Afghan insurgents wound Dane in attack on Nato forces
Taliban insurgents attacked a Danish camp in southern Afghanistan today, seriously wounding one Nato soldier, in the third assault on Denmark’s contingent since it deployed to the volatile region last week.
A Taliban ambush in the same province yesterday killed three British soldiers and seriously wounded a fourth.
They were the first Nato deaths since Monday when the alliance assumed military control of southern Afghanistan from a US-led coalition.
The Danish soldier injured in the attack on the camp in the remote district of Musa Qala, in Helmand province, was transferred to a hospital in the city of Kandahar, the Danish Army Operational Command said in a statement. No further details were immediately available.
A raid by Afghan forces backed by coalition aircraft killed 18 Taliban militants in an insurgent hide-out in Helmand late yesterday, local police chief Ghulam Rasool said.

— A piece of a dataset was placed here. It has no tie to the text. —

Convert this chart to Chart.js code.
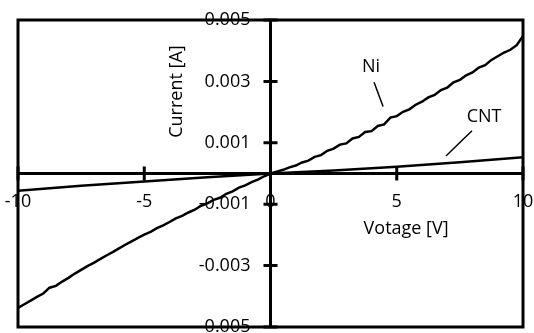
<!DOCTYPE html>
<html>
<head>
<meta charset="utf-8">
<script src="https://cdn.jsdelivr.net/npm/chart.js@4"></script>
<style>
  body { margin: 0; background: #fff; }
  canvas { display: block; }
</style>
</head>
<body>
<canvas id="ivChart" width="534" height="333"></canvas>
<script>
// voltage sweep (V)
const voltage = [
  -10, -9.75, -9.5, -9.25, -9, -8.75, -8.5, -8.25, -8, -7.75,
  -7.5, -7.25, -7, -6.75, -6.5, -6.25, -6, -5.75, -5.5, -5.25,
  -5, -4.75, -4.5, -4.25, -4, -3.75, -3.5, -3.25, -3, -2.75,
  -2.5, -2.25, -2, -1.75, -1.5, -1.25, -1, -0.75, -0.5, -0.25,
  0, 0.25, 0.5, 0.75, 1, 1.25, 1.5, 1.75, 2, 2.25,
  2.5, 2.75, 3, 3.25, 3.5, 3.75, 4, 4.25, 4.5, 4.75,
  5, 5.25, 5.5, 5.75, 6, 6.25, 6.5, 6.75, 7, 7.25,
  7.5, 7.75, 8, 8.25, 8.5, 8.75, 9, 9.25, 9.5, 9.75, 10
];

// Ni current (A)
const niCurrent = [
  -0.00438, -0.00426, -0.00414, -0.00402, -0.00391, -0.00372, -0.00366, -0.00352, -0.00340, -0.00326,
  -0.00314, -0.00302, -0.00291, -0.00279, -0.00267, -0.00256, -0.00244, -0.00232, -0.00221, -0.00210,
  -0.00199, -0.00190, -0.00178, -0.00169, -0.00158, -0.00146, -0.00138, -0.00127, -0.00118, -0.00105,
  -0.00097, -0.00086, -0.00079, -0.00066, -0.00058, -0.00046, -0.00039, -0.00028, -0.00020, -0.00009,
  0, 0.00006, 0.00012, 0.00020, 0.00026, 0.00036, 0.00042, 0.00054, 0.00060, 0.00074,
  0.00081, 0.00094, 0.00098, 0.00114, 0.00119, 0.00135, 0.00138, 0.00155, 0.00160, 0.00182,
  0.00187, 0.00201, 0.00209, 0.00224, 0.00234, 0.00248, 0.00256, 0.00272, 0.00280, 0.00297,
  0.00305, 0.00320, 0.00329, 0.00345, 0.00353, 0.00370, 0.00382, 0.00394, 0.00403, 0.00418, 0.00448
];

// CNT current (A)
const cntVoltage = [-10, -7.5, -5, -2.5, 0, 2.5, 5, 7.5, 10];
const cntCurrent = [-0.00056, -0.00040, -0.00026, -0.00012, 0, 0.00010, 0.00022, 0.00037, 0.00053];

const xTicks = [-10, -5, 0, 5, 10];
const yTicks = [-0.005, -0.003, -0.001, 0.001, 0.003, 0.005];
const xTitle = 'Votage [V]';
const yTitle = 'Current [A]';

// labels with leader lines, placed in data units
const callouts = [
  { text: 'Ni', at: [3.98, 0.00347], from: [4.1, 0.00297], to: [4.46, 0.00218] },
  { text: 'CNT', at: [8.46, 0.00185], from: [7.98, 0.00139], to: [6.95, 0.00057] }
];

const FONT = '18px "Open Sans"';

const axesPlugin = {
  id: 'crossAxes',
  beforeDatasetsDraw(chart) {
    const ctx = chart.ctx;
    const xs = chart.scales.x, ys = chart.scales.y;
    const x0 = xs.getPixelForValue(0), y0 = ys.getPixelForValue(0);
    ctx.save();
    ctx.fillStyle = '#000';
    ctx.font = FONT;
    // tick labels
    ctx.textAlign = 'right';
    ctx.textBaseline = 'middle';
    yTicks.forEach(v => ctx.fillText(v.toFixed(3), x0 - 20, ys.getPixelForValue(v)));
    ctx.textAlign = 'center';
    xTicks.forEach(v => ctx.fillText(String(v), xs.getPixelForValue(v), y0 + 28));
    // axis titles
    ctx.fillText(xTitle, xs.getPixelForValue(5.37), ys.getPixelForValue(-0.00179));
    ctx.save();
    ctx.translate(xs.getPixelForValue(-3.72), ys.getPixelForValue(0.00267));
    ctx.rotate(-Math.PI / 2);
    ctx.fillText(yTitle, 0, 0);
    ctx.restore();
    ctx.restore();
  },
  afterDatasetsDraw(chart) {
    const ctx = chart.ctx;
    const a = chart.chartArea;
    const xs = chart.scales.x, ys = chart.scales.y;
    const x0 = xs.getPixelForValue(0), y0 = ys.getPixelForValue(0);
    ctx.save();
    ctx.strokeStyle = '#000';
    ctx.lineWidth = 3;
    ctx.strokeRect(a.left, a.top, a.right - a.left, a.bottom - a.top);
    ctx.beginPath();
    ctx.moveTo(a.left, y0); ctx.lineTo(a.right, y0);
    ctx.moveTo(x0, a.top); ctx.lineTo(x0, a.bottom);
    // crossing tick marks
    xTicks.forEach(v => {
      const px = xs.getPixelForValue(v);
      ctx.moveTo(px, y0 - 7); ctx.lineTo(px, y0 + 7);
    });
    yTicks.forEach(v => {
      const py = ys.getPixelForValue(v);
      ctx.moveTo(x0 - 7, py); ctx.lineTo(x0 + 7, py);
    });
    ctx.stroke();
    // callouts
    ctx.lineWidth = 1.5;
    ctx.fillStyle = '#000';
    ctx.font = FONT;
    ctx.textAlign = 'center';
    ctx.textBaseline = 'middle';
    callouts.forEach(c => {
      ctx.fillText(c.text, xs.getPixelForValue(c.at[0]), ys.getPixelForValue(c.at[1]));
      ctx.beginPath();
      ctx.moveTo(xs.getPixelForValue(c.from[0]), ys.getPixelForValue(c.from[1]));
      ctx.lineTo(xs.getPixelForValue(c.to[0]), ys.getPixelForValue(c.to[1]));
      ctx.stroke();
    });
    ctx.restore();
  }
};

new Chart(document.getElementById('ivChart'), {
  type: 'scatter',
  data: {
    datasets: [
      {
        label: 'Ni',
        data: voltage.map((v, i) => ({ x: v, y: niCurrent[i] })),
        showLine: true,
        borderColor: '#000',
        borderWidth: 2.5,
        pointRadius: 0,
        tension: 0
      },
      {
        label: 'CNT',
        data: cntVoltage.map((v, i) => ({ x: v, y: cntCurrent[i] })),
        showLine: true,
        borderColor: '#000',
        borderWidth: 2.5,
        pointRadius: 0,
        tension: 0
      }
    ]
  },
  options: {
    responsive: false,
    animation: false,
    layout: { padding: { left: 18, right: 11, top: 20, bottom: 6 } },
    plugins: { legend: { display: false }, tooltip: { enabled: false } },
    scales: {
      x: { type: 'linear', min: -10, max: 10, display: false },
      y: { type: 'linear', min: -0.005, max: 0.005, display: false }
    }
  },
  plugins: [axesPlugin]
});
</script>
</body>
</html>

An Afghan policeman was killed during the battle, and four Taliban were wounded, he said.
The raid took place in the village of Habibullah near the city of Garmser, which Taliban militants seized and held for several days last month before US-led coalition troops and Afghan forces wrested it back.
Police confiscated eight AK-47s, four rocket-propelled grenades and four motorcycles, Rasool said.
Afghan forces killed 23 insurgents on Sunday in attacks on two Taliban hide-outs near Garmser.
Afghanistan is being wracked by its deadliest outbreak of violence since US-led forces toppled the Taliban regime in late 2001 for hosting Osama bin Laden. More than 900 people, mainly militants, have been killed since May.
A spokesman for the US-led coalition, Colonel Tom Collins, said pamphlets from Taliban leader Mullah Omar urging Afghans to rise up against the US and its allies had recently been distributed.
He offered no further details.
The pamphlets claimed Western forces were “out to destroy Muslims” and expressed pride in suicide bombers, even those who kill innocent civilians, Collins said.
“We have intelligence reports… There’s no doubt it’s from Omar,” he said. He didn’t say whether the intelligence indicated the fugitive militia leader was in the country. Afghan officials have claimed Omar is hiding in Pakistan, which Islamabad denies.
Earlier today, an explosion destroyed an Afghan Finance Ministry car in Kabul, killing the driver and wounding a passenger and a bystander, officials said.
Finance Ministry spokesman Aziz Shams rejected speculation that the attack was a suicide bombing, saying the vehicle was part of a two-car ministry convoy and driven by a ”trusted” employee. Another Finance Ministry employee was riding in the car, Shams added.
It was not immediately clear what caused the explosion, which left a small crater in the road and shattered the windows of nearby houses. British and American soldiers cordoned off the scene as an Afghan bomb-disposal unit inspected the damaged car.
Nato spokesman Major Luke Knittig said initial police reports indicated a suicide attacker had detonated his bomb-rigged car prematurely after police tried to stop it.